I'm work on a project (windows) which modifies the page tables of a process in order to modify a function in memory, via changing the PFN in the PTE to another physical page with different contents. I am doing this in order to hook a function.
Once the hooked function is called, it does some processing that looks like this:
void HookFunctionViaPTE()
{
// get a pointer to the PTE for the function "MyRoutine"
PPTE pte = RetrievePTE(&MyRoutine);
pte->PFN = g_HijackedCodePfn;
// g_HijackedCodePfn is the PFN of an allocated page in memory containing a copy of the page which "MyRoutine" lies in. Overwrite it with a jump to "MyRoutine_Hook"
memcpy(g_HijackedCodePtr + VirtualAddress.PFNOffset, hookCode, sizeof(hookCode));
}
void MyRoutine_Hook(
PVOID context
)
{
// some work here
// call original version of this function
// setup PTE to point to old physical page
RestoreOriginalPFNInPTE();
__writecr3(__readcr3());
// this should call into the original code and not into this hook recursively
MyRoutine();
// go back to hacked context
RestoreHackedPFNInPTE();
__writecr3(__readcr3());
// other work here
}
Essentially, within the function hook I modify the page tables so the original data is pointed to again in RAM so when I call the function recursively it calls the original instead of going back into the hook again.

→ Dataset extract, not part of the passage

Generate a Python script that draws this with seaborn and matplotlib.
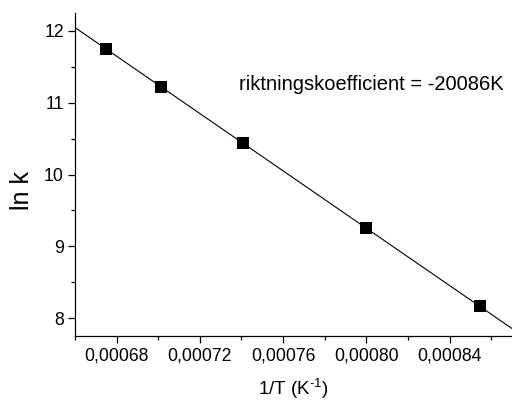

Slight problem though -- everything works perfectly when stepping through each line with a debugger. However, when letting the code run freely it seems as if the CPU forgets that I have changed the page tables, when MyRoutine
is called in the hook, it calls the hook again. I've tried pretty much everything to fix it, including invalidating the paging entries, flushing the entire TLB, and even recreating the paging structures in a separate physical page and then setting cr3
to that. But nothing really fixes the problem.
I had some success using __wbinvd
, but the behavior was strange. I had to place it right before the function call to make any noticeable difference, but even then it didn't work.
While an exact solution isn't clear from the lack of source, can someone explain possible conditions that cause the CPU to act like this? Or what I can do to help.